Dusting the Virtues of Snow

A Little Bit of Dirt Means a Lot for Water Supplies

By Michon Scott Design by Robert Simmon August 19, 2013

At least as far back as King David’s psalms and Isaiah’s prophecies, snow has been characterized as a symbol of purity. “Lawn [linen] as white as driven snow” was how Shakespeare once described it.

Beyond the symbolism, the purity of snow has consequences for society. Snow is a key source of water for drinking and irrigation. It is also Earth’s best method for reflecting sunlight back into space.

Tom Painter is very interested in the purity of snow. Based at NASA’s Jet Propulsion Laboratory and the University of California, Los Angeles, he studies how much water is stored in snowpack and how that snow looks to satellites. He also studies the effects of light-absorbing impurities—dark-colored particles like dust and soot that coat snow.

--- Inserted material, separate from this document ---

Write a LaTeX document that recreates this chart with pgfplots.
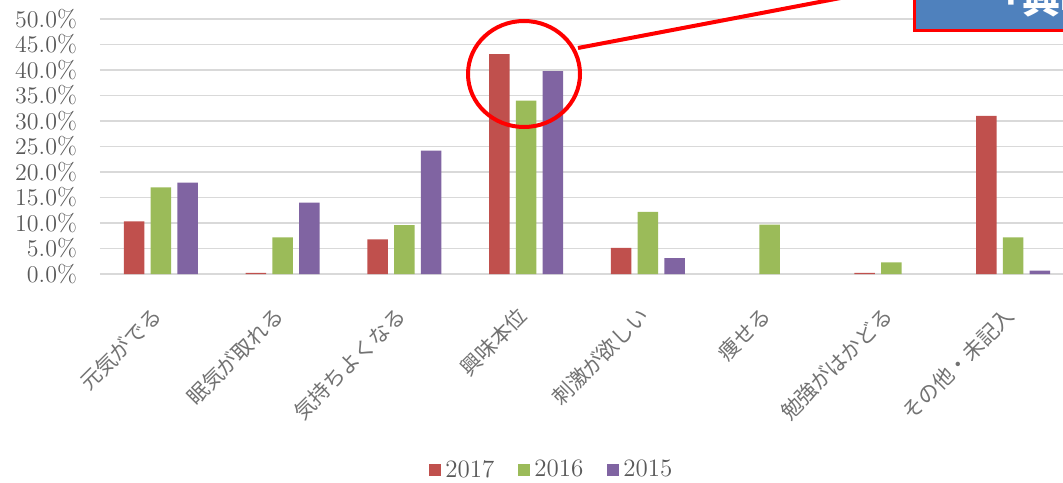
\documentclass[border=0pt]{standalone}
\usepackage{fontspec}
\usepackage{pgfplots}
\pgfplotsset{compat=1.18}
\newfontfamily\jp{Noto Sans CJK JP}
\definecolor{cR}{HTML}{C0504D}
\definecolor{cG}{HTML}{9BBB59}
\definecolor{cP}{HTML}{8064A2}
\definecolor{gridc}{HTML}{D9D9D9}
\definecolor{txt}{HTML}{595959}
\definecolor{boxblue}{HTML}{4F81BD}
\begin{document}
\begin{tikzpicture}
\path[use as bounding box, clip] (-50pt,-104pt) rectangle (481.5pt,137pt);
\begin{axis}[
  at={(0,0)}, anchor=south west,
  scale only axis, width=487pt, height=127.5pt,
  ybar=3.1pt, bar width=10.25pt,
  xmin=-0.5, xmax=7.5, ymin=0, ymax=50,
  ytick={0,5,10,15,20,25,30,35,40,45,50},
  xtick={0,1,2,3,4,5,6,7},
  xticklabels={元気がでる,眠気が取れる,気持ちよくなる,興味本位,刺激が欲しい,痩せる,勉強がはかどる,その他・未記入},
  ymajorgrids, grid style={gridc, line width=0.75pt},
  axis line style={draw=none}, major tick length=0,
  yticklabel={\pgfmathprintnumber[fixed,fixed zerofill,precision=1]{\tick}\%},
  yticklabel style={font=\fontsize{12.2}{13}\selectfont, text=txt, xshift=-8pt},
  xticklabel style={font=\jp\fontsize{10.5}{10.5}\selectfont, text=txt!85, xshift=1pt, yshift=-16.5pt, rotate=45, anchor=east},
  legend columns=3,
  legend style={at={(axis description cs:0.465,-0.769)}, anchor=center, draw=none, fill=none,
    font=\fontsize{12.5}{13}\selectfont, text=txt,
    /tikz/every even column/.append style={column sep=10pt}},
  legend image code/.code={\fill[#1] (0pt,-3pt) rectangle (6pt,3pt);},
]
\addplot[fill=cR, draw=none] coordinates {(0,10.3) (1,0.2) (2,6.8) (3,43.1) (4,5.1) (6,0.2) (7,31.0)};
\addplot[fill=cG, draw=none] coordinates {(0,17.0) (1,7.2) (2,9.6) (3,34.0) (4,12.2) (5,9.7) (6,2.3) (7,7.2)};
\addplot[fill=cP, draw=none] coordinates {(0,17.9) (1,14.0) (2,24.2) (3,39.8) (4,3.1) (7,0.65)};
\legend{2017,2016,2015}
\end{axis}
\begin{scope}[x=0.5pt,y=-0.5pt,shift={(-50pt,137pt)}]
\draw[red, line width=2pt] (524,74) ellipse [x radius=28pt, y radius=26.5pt];
\draw[red, line width=2pt] (578,48) -- (914,-16);
\draw[red, line width=1.5pt, fill=boxblue] (914.5,30.5) rectangle (1100,-80);
\node[anchor=base west, text=white, font=\jp\bfseries\fontsize{19}{19}\selectfont, inner sep=0] at (984,14) {「興味本位」};
\end{scope}
\end{tikzpicture}
\end{document}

Dirty Snow in the San Juan Mountains.

Researchers climbed the heights of Colorado’s San Juan Mountains to study the effects of dust on the snowpack in spring 2013. (Photograph ©2013 Jeff Deems, NSIDC.)

Dirty snow usually melts faster than fresh snow because it absorbs more energy from the Sun, and that’s not just a problem in sooty, gritty cities. Except for some mountains and high plateaus, snow cover naturally retreats from Earth’s surface in the spring and early summer. Dust on top of that snow significantly accelerates the process.

For nearly a decade, Painter and colleagues have been examining the effects of snow impurities in the mountains of the Colorado River Basin, using a combination of ground-based measurements, energy-balance towers, and satellite data. Aircraft-mounted instruments also have helped monitor snow cover and depth. All of that information is included in a computer model that Painter and his team use to estimate how much impurities enhance snowmelt.

Fresh snow in the Colorado Rockies, May 3, 2013.
Old, dust-covered snow. June 20, 2013.

Fresh snow reflects 80 to 90 percent of the sunlight that falls on it. Dusty snow, however, only reflects 50 to 60 percent, absorbing the rest. These two Landsat 8 images show the mountains near Telluride, Colorado, on May 3 and June 20, 2013. (NASA Earth Observatory images by Robert Simmon, using data from Earth Explorer.)

The effects are surprisingly potent. “Dust on the snowpack of the Colorado River Basin can shorten the duration of snow cover by 21 to 51 days,” Painter says. “For comparison, if you kept the snow clean and increased air temperatures by 2 to 4 degrees Celsius (4 to 7 degrees Fahrenheit), the snow cover would be shortened by just 5 to 18 days.”